Local high school robotics team supporting teams citywide
PHILADELPHIA (CBS) - Earlier this week a local Philadelphia robotics team won a prestigious competition in Houston. On this week's Focusing on the Future Wakisha Bailey speaks with the team and finds out how they are making a difference with other high schoolers.
Matt, Lilly, Maja and Iris, are part of Central High School's robotics team, "The Robolancers."
After winning the 2023 FIRST Impact Award at a robotics competition in Houston, this group is all smiles.
"It's a big opportunity to represent our city," 10th grader Lily Sands said.

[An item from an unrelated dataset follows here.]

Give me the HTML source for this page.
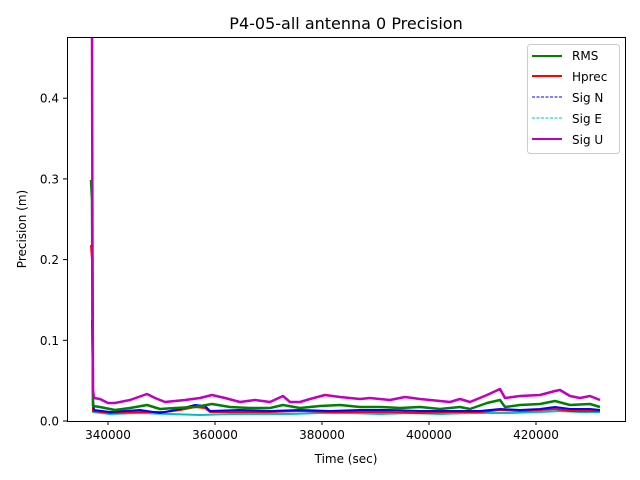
<!DOCTYPE html>
<html><head><style>
body{margin:0;background:#fff;}
svg{display:block;font-family:"DejaVu Sans","Liberation Sans",sans-serif;}
</style></head><body>
<svg width="640" height="480" viewBox="0 0 640 480">
<rect width="640" height="480" fill="#fff"/>
<text x="346" y="29" font-size="16" text-anchor="middle" fill="#000">P4-05-all antenna 0 Precision</text>
<g fill="none" stroke-linejoin="round">
<polyline stroke="#00bfbf" stroke-width="2" points="92,300 93,412 110,414 140,413 170,414 200,415 230,414 260,414 290,414 320,413 350,413 380,414 410,413 440,414 470,413 490,413 510,413 540,412 560,411 580,412 600,412"/>
<polyline stroke="#ff0000" stroke-width="2" points="91,245 92,260 93,411 110,413 140,412 165,412 180,410 195,407 205,408 210,412 240,412 270,412 300,411 330,412 360,412 390,412 420,413 450,412 480,412 500,410 520,411 540,410 555,409 570,411 590,411 600,411"/>
<polyline stroke="#0000ff" stroke-width="2" points="92,320 93,400 94,410 110,412 140,410 160,413 180,409 195,405 205,406 210,411 240,410 270,411 300,410 330,411 360,410 390,410 420,411 450,411 480,411 500,409 520,410 540,409 555,407 570,409 590,409 600,410"/>
<polyline stroke="#008000" stroke-width="2.5" points="91,180 92,200 93,406 100,407 115,410 130,408 147,405 160,409 175,408 195,407 212,404 230,407 250,408 270,408 283,405 300,408 320,406 340,405 360,407 380,407 400,408 420,407 440,409 460,407 470,409 487,403 500,400 505,407 520,405 540,404 555,401 570,405 590,404 600,407"/>
<polyline stroke="#bf00bf" stroke-width="2.5" points="92,37 92.5,250 93,390 94,398 100,399 108,403 115,403 130,400 147,394 155,398 165,402 185,400 200,398 212,395 225,398 240,402 255,400 270,402 283,396 290,402 300,402 310,399 325,395 340,397 360,399 370,398 390,400 405,397 420,399 440,401 450,402 460,399 470,402 487,395 500,389 505,398 520,396 540,395 555,391 560,390 570,396 580,398 590,396 600,400"/>
</g>
<rect x="67.5" y="37.5" width="558" height="384" fill="none" stroke="#000" stroke-width="1"/>
<g stroke="#000" stroke-width="1">
<line x1="108" y1="421" x2="108" y2="425"/><line x1="215" y1="421" x2="215" y2="425"/><line x1="322" y1="421" x2="322" y2="425"/><line x1="429" y1="421" x2="429" y2="425"/><line x1="536" y1="421" x2="536" y2="425"/>
<line x1="63" y1="421" x2="67" y2="421"/><line x1="63" y1="340.3" x2="67" y2="340.3"/><line x1="63" y1="259.6" x2="67" y2="259.6"/><line x1="63" y1="178.9" x2="67" y2="178.9"/><line x1="63" y1="98.2" x2="67" y2="98.2"/>
</g>
<g font-size="12" fill="#000" text-anchor="middle">
<text x="108" y="439">340000</text><text x="215" y="439">360000</text><text x="322" y="439">380000</text><text x="429" y="439">400000</text><text x="536" y="439">420000</text>
<text x="346" y="463">Time (sec)</text>
</g>
<g font-size="12" fill="#000" text-anchor="end">
<text x="59" y="425.5">0.0</text><text x="59" y="344.8">0.1</text><text x="59" y="264.1">0.2</text><text x="59" y="183.4">0.3</text><text x="59" y="102.7">0.4</text>
</g>
<text transform="translate(26,229) rotate(-90)" font-size="12" text-anchor="middle">Precision (m)</text>
<rect x="527.5" y="44.5" width="92" height="109" rx="3" fill="#fff" fill-opacity="0.8" stroke="#ccc"/>
<g stroke-width="2">
<line x1="532" y1="56" x2="562" y2="56" stroke="#008000"/>
<line x1="532" y1="76" x2="562" y2="76" stroke="#ff0000"/>
<line x1="532" y1="97" x2="562" y2="97" stroke="#0000ff" stroke-width="1" stroke-dasharray="3,1.5"/>
<line x1="532" y1="118" x2="562" y2="118" stroke="#00bfbf" stroke-width="1" stroke-dasharray="3,1.5"/>
<line x1="532" y1="139" x2="562" y2="139" stroke="#bf00bf"/>
</g>
<g font-size="12" fill="#000">
<text x="572" y="60">RMS</text><text x="572" y="81">Hprec</text><text x="572" y="102">Sig N</text><text x="572" y="123">Sig E</text><text x="572" y="144">Sig U</text>
</g>
</svg>
</body></html>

"People care about the work we do. It completely blew my mind that we even got further than our first district competition," 10th grader Iris Mccleary said.
This year the team competed in four events, two were district qualifiers. Below is a photo from the first mid-Atlantic event in Bensalem.
"Every year we get a new game, and it comes with a whole new field and ways you can score with your robot so this year for example we scored cones and cubes, you had to make a grabber mechanism or an arm mechanism," junior Matthew Perlman said.
The team's robot is Lucie the Goose.
"Let's make this robot look like a goose in the way that we build it," Maja said.
"It's a lot of fun to have a random theme that everyone could hop on to," Sand said.
The team's national success is due to the impact they continue to have on local robotic teams across the city through the Philadelphia Robotics Coalition.
"We support teams throughout Philadelphia, nationally, and we have students that go and mentor those teams," Mccleary said.
"We support 131 teams citywide and that means financially, sending mentorship, that means they come to our events," Sand said.
This is Maja's last year in high school. She hopes future Robolancers will continue to make a difference in Philadelphia.
"I'm really going to miss the people on this team it's been great spending all this time with them and working and collaborating to not only build robots but our mission and our impact across the city," Maja said.